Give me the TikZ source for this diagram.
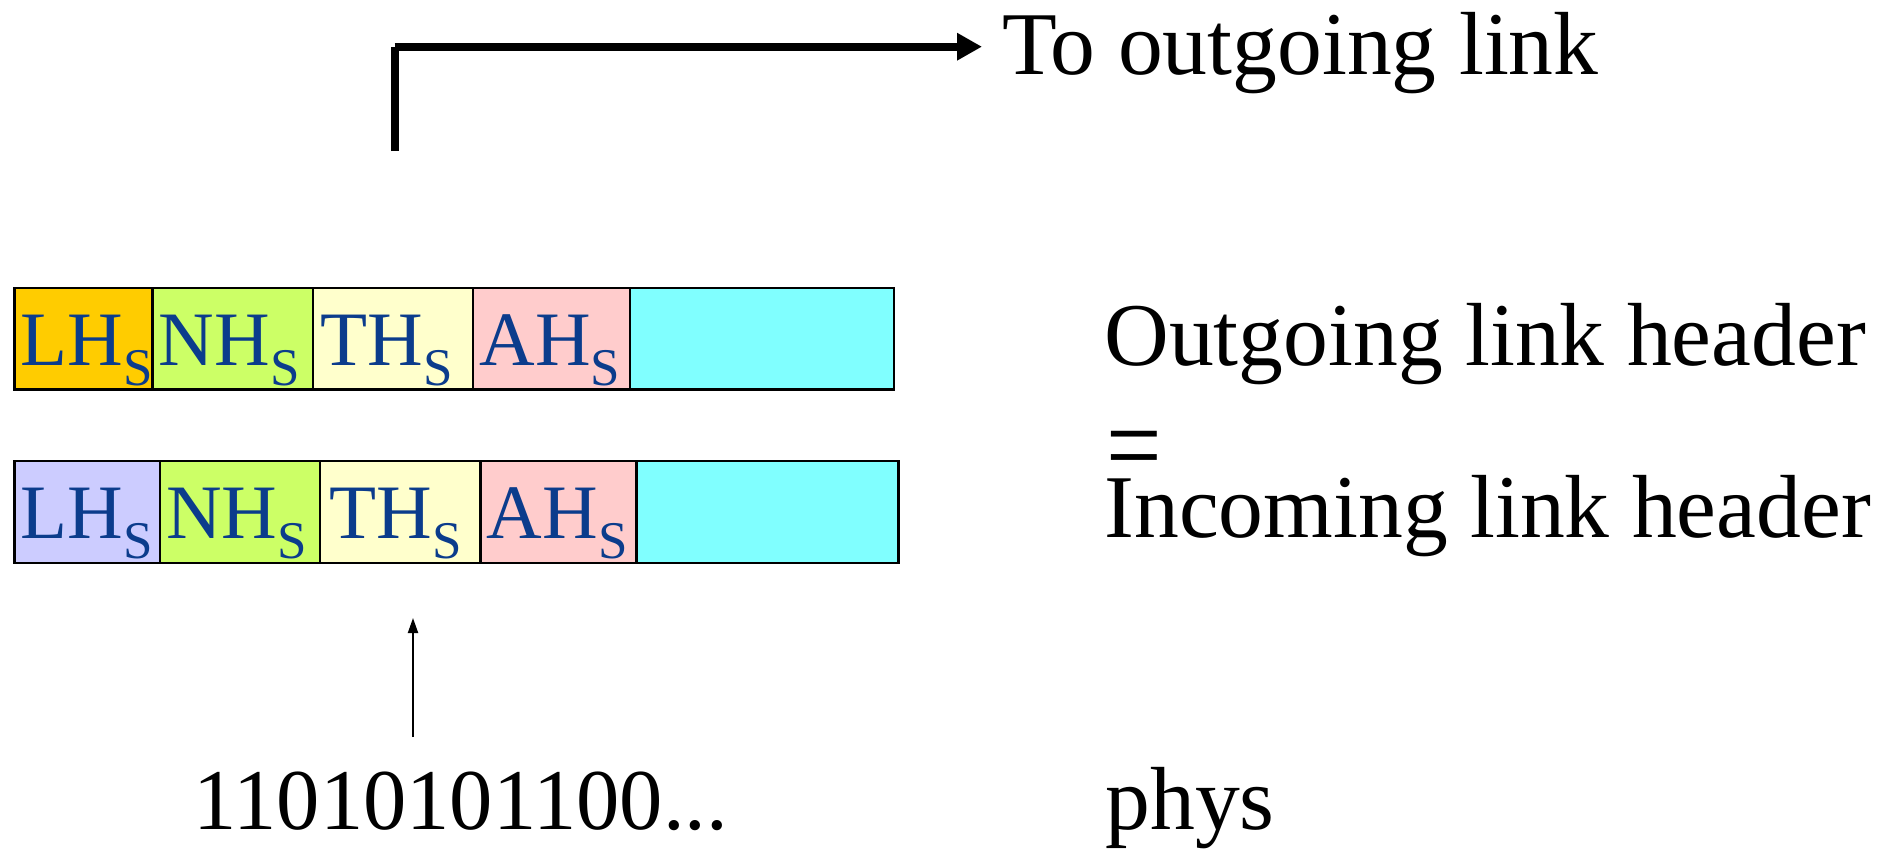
\documentclass[tikz,border=0pt]{standalone}
\usepackage{fontspec}
\setmainfont{Liberation Serif}
\usetikzlibrary{arrows.meta,fit}

\definecolor{lhgold}{HTML}{FFCC00}
\definecolor{lhlilac}{HTML}{CCCCFF}
\definecolor{nhgreen}{HTML}{CCFF66}
\definecolor{thcream}{HTML}{FFFFCC}
\definecolor{ahpink}{HTML}{FFCCCC}
\definecolor{paycyan}{HTML}{80FFFF}
\definecolor{hdrblue}{HTML}{0B3C8C}

% header field label with a small "S" subscript
\newcommand\hdrtag[1]{#1\raisebox{-10pt}{\fontsize{26.5}{28}\selectfont S}}

\tikzset{
  field/.style={draw=black, line width=1.25pt, inner sep=0pt},
  fieldtag/.style={anchor=base west, inner sep=0pt, text=hdrblue,
                   font=\fontsize{38.5}{40}\selectfont},
  caption/.style={anchor=base west, inner sep=0pt,
                  font=\fontsize{44.8}{46}\selectfont},
  outlink/.style={line width=4pt, -{Triangle[length=12.5pt,width=13pt]}},
  inlink/.style={line width=1pt, -{Triangle[length=7.5pt,width=5pt]}},
}

\begin{document}
\begin{tikzpicture}[x=0.5pt, y=-0.5pt]
  \useasboundingbox (0,0) rectangle (1894,851);

  % outgoing frame
  \node[field, fill=lhgold,   fit={(14.5,288) (152.5,389.5)}] (t1) {};
  \node[field, fill=nhgreen,  fit={(152.5,288) (313,389.5)}]  (t2) {};
  \node[field, fill=thcream,  fit={(313,288) (473,389.5)}]    (t3) {};
  \node[field, fill=ahpink,   fit={(473,288) (630,389.5)}]    (t4) {};
  \node[field, fill=paycyan,  fit={(630,288) (894,389.5)}]    (t5) {};
  \node[fieldtag] (t1l) at (20.5,365)  {\hdrtag{LH}};
  \node[fieldtag] (t2l) at (158.5,365) {\hdrtag{NH}};
  \node[fieldtag] (t3l) at (320,365)   {\hdrtag{TH}};
  \node[fieldtag] (t4l) at (479,365)   {\hdrtag{AH}};

  % incoming frame
  \node[field, fill=lhlilac,  fit={(14.5,461) (160,563)}]     (b1) {};
  \node[field, fill=nhgreen,  fit={(160,461) (320,563)}]      (b2) {};
  \node[field, fill=thcream,  fit={(320,461) (480.5,563)}]    (b3) {};
  \node[field, fill=ahpink,   fit={(480.5,461) (636.5,563)}]  (b4) {};
  \node[field, fill=paycyan,  fit={(636.5,461) (898.5,563)}]  (b5) {};
  \node[fieldtag] (b1l) at (20.5,538)  {\hdrtag{LH}};
  \node[fieldtag] (b2l) at (166,538)   {\hdrtag{NH}};
  \node[fieldtag] (b3l) at (329,538)   {\hdrtag{TH}};
  \node[fieldtag] (b4l) at (486.5,538) {\hdrtag{AH}};

  % captions
  \node[caption] (to)   at (1002,74)   {To outgoing link};
  \node[caption] (out)  at (1104,365)  {Outgoing link header};
  \node[caption] (eq)   at (1106,461.5)
       {\raisebox{-11.5pt}[11pt][0pt]{\scalebox{1.1}[1.3]{=}}};
  \node[caption] (inc)  at (1104,537.5){Incoming link header};
  \node[caption, font=\fontsize{43.3}{45}\selectfont] (bits) at (193,829) {11010101100...};
  \node[caption] (phys) at (1105,829)  {phys};

  % path to the outgoing link
  \coordinate (upfoot) at (394.5,151);
  \coordinate (corner) at (394.5,46.7);
  \draw[line width=4pt] (upfoot) -- (corner);
  \draw[outlink] (corner) -- ([xshift=-10pt]corner -| to.west);

  % bits arriving from the physical layer
  \coordinate (bitfoot) at (413,737);
  \coordinate (bittip) at (413,618);
  \draw[inlink] (bitfoot) -- (bittip);
\end{tikzpicture}
\end{document}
◆ ◆ ◆
* **Goal**
Please restate the material above line by line, exactly, beginning at its first line and ending with the line that contains "(0,0) rectangle (1894,851);", without any pictures.

* **Solution for this task**
Give me the TikZ source for this diagram.
\documentclass[tikz,border=0pt]{standalone}
\usepackage{fontspec}
\setmainfont{Liberation Serif}
\usetikzlibrary{arrows.meta,fit}

\definecolor{lhgold}{HTML}{FFCC00}
\definecolor{lhlilac}{HTML}{CCCCFF}
\definecolor{nhgreen}{HTML}{CCFF66}
\definecolor{thcream}{HTML}{FFFFCC}
\definecolor{ahpink}{HTML}{FFCCCC}
\definecolor{paycyan}{HTML}{80FFFF}
\definecolor{hdrblue}{HTML}{0B3C8C}

% header field label with a small "S" subscript
\newcommand\hdrtag[1]{#1\raisebox{-10pt}{\fontsize{26.5}{28}\selectfont S}}

\tikzset{
  field/.style={draw=black, line width=1.25pt, inner sep=0pt},
  fieldtag/.style={anchor=base west, inner sep=0pt, text=hdrblue,
                   font=\fontsize{38.5}{40}\selectfont},
  caption/.style={anchor=base west, inner sep=0pt,
                  font=\fontsize{44.8}{46}\selectfont},
  outlink/.style={line width=4pt, -{Triangle[length=12.5pt,width=13pt]}},
  inlink/.style={line width=1pt, -{Triangle[length=7.5pt,width=5pt]}},
}

\begin{document}
\begin{tikzpicture}[x=0.5pt, y=-0.5pt]
  \useasboundingbox (0,0) rectangle (1894,851);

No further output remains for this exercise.